TASK STATEMENT: Write each line of the material exactly as given, from the top through the line that contains "import plotly.graph_objects as go", and omit all pictures.

SOURCE DATA:
++++++
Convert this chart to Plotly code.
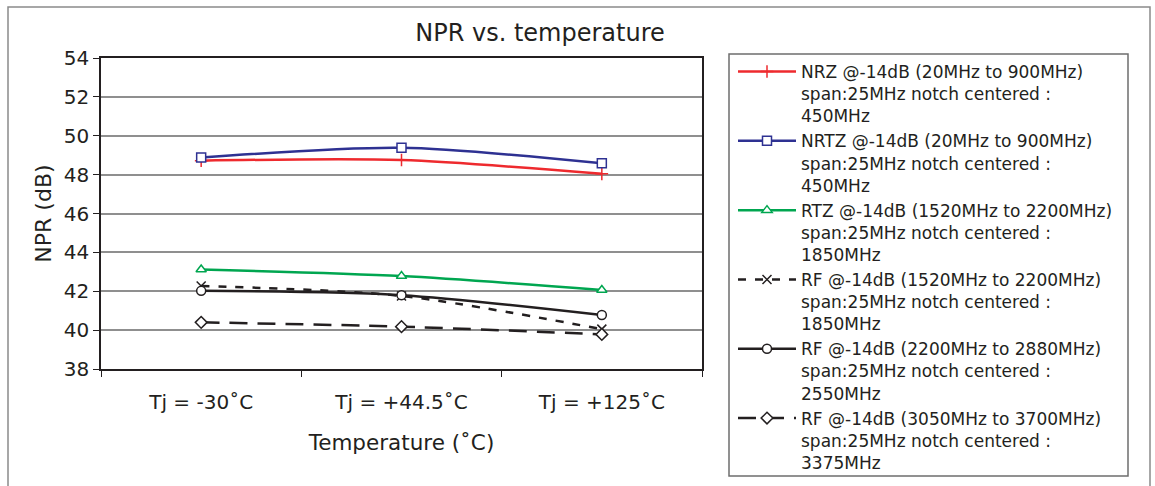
import plotly.graph_objects as go

categories = ["Tj = -30˚C", "Tj = +44.5˚C", "Tj = +125˚C"]
nrz = [48.72, 48.75, 48.04]
nrtz = [48.88, 49.38, 48.58]
rtz = [43.12, 42.78, 42.06]
rf_1850 = [42.27, 41.76, 40.05]
rf_2550 = [42.02, 41.80, 40.78]
rf_3375 = [40.40, 40.18, 39.78]

names = [
    "NRZ @-14dB (20MHz to 900MHz)<br>span:25MHz notch centered :<br>450MHz",
    "NRTZ @-14dB (20MHz to 900MHz)<br>span:25MHz notch centered :<br>450MHz",
    "RTZ @-14dB (1520MHz to 2200MHz)<br>span:25MHz notch centered :<br>1850MHz",
    "RF @-14dB (1520MHz to 2200MHz)<br>span:25MHz notch centered :<br>1850MHz",
    "RF @-14dB (2200MHz to 2880MHz)<br>span:25MHz notch centered :<br>2550MHz",
    "RF @-14dB (3050MHz to 3700MHz)<br>span:25MHz notch centered :<br>3375MHz",
]
series = [nrz, nrtz, rtz, rf_1850, rf_2550, rf_3375]
colors = ["#ee2a2e", "#2e3192", "#00a650", "#231f20", "#231f20", "#231f20"]
symbols = ["cross-thin", "square", "triangle-up", "x-thin", "circle", "diamond"]
dashes = ["solid", "solid", "solid", "8px,9px", "solid", "18px,10px"]

FONT = "DejaVu Sans, Verdana, sans-serif"

fig = go.Figure()
for i, (nm, ys) in enumerate(zip(names, series)):
    fig.add_trace(go.Scatter(
        x=categories, y=ys, name=nm, mode="lines+markers",
        line=dict(color=colors[i], width=2.5, dash=dashes[i], shape="spline", smoothing=0.8),
        marker=dict(symbol=symbols[i], size=9, color="white",
                    line=dict(color=colors[i], width=1.5)),
        legendgroup=str(i),
    ))

L, T, PW, PH = 101, 58, 601, 311
fig.update_layout(
    width=1155, height=486,
    margin=dict(l=L, r=1155 - L - PW, t=T, b=486 - T - PH),
    paper_bgcolor="white", plot_bgcolor="white",
    font=dict(family=FONT, color="#231f20"),
    title=dict(text="NPR vs. temperature", x=540 / 1155, xanchor="center",
               y=1 - 33 / 486, yanchor="middle",
               font=dict(size=24, color="#231f20")),
    showlegend=True,
    legend=dict(xref="container", yref="container", x=733 / 1155, y=1 - 54 / 486,
                xanchor="left", yanchor="top",
                font=dict(size=17, color="#231f20"), bgcolor="rgba(0,0,0,0)", borderwidth=0,
                tracegroupgap=0, traceorder="grouped", valign="top", itemwidth=58, maxheight=470),
    xaxis=dict(type="category", range=[-0.5, 2.5], showline=True, linecolor="#231f20", linewidth=1.5,
               mirror=True, ticks="outside", tickson="boundaries", ticklen=6, tickcolor="#231f20",
               showgrid=False, tickfont=dict(size=20), ticklabelstandoff=14,
               title=dict(text="Temperature (˚C)", font=dict(size=21.5), standoff=22)),
    yaxis=dict(range=[38, 54], dtick=2, showline=True, linecolor="#231f20", linewidth=1.5, mirror=True,
               ticks="outside", ticklen=6, tickcolor="#231f20", gridcolor="#8f8f8f", gridwidth=1.5,
               tickfont=dict(size=20), zeroline=False,
               title=dict(text="NPR (dB)", font=dict(size=22), standoff=6)),
)

# outer frame and legend box (paper coords relative to plot area)
fig.add_shape(type="rect", xref="paper", yref="paper",
              x0=(8 - L) / PW, x1=(1150 - L) / PW, y0=(369 - 495) / PH, y1=(369 - 7) / PH,
              line=dict(color="#8a8a8a", width=1.5), layer="below")
fig.add_shape(type="rect", xref="paper", yref="paper",
              x0=(729 - L) / PW, x1=(1128 - L) / PW, y0=(369 - 476) / PH, y1=(369 - 54) / PH,
              line=dict(color="#6e6e6e", width=1.5), layer="below")

fig.write_html("out.html", config={"displayModeBar": False},
               post_script="document.body.style.margin='0';document.body.style.overflow='hidden';")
++++++
PROBLEM SOLUTION:
Convert this chart to Plotly code.
import plotly.graph_objects as go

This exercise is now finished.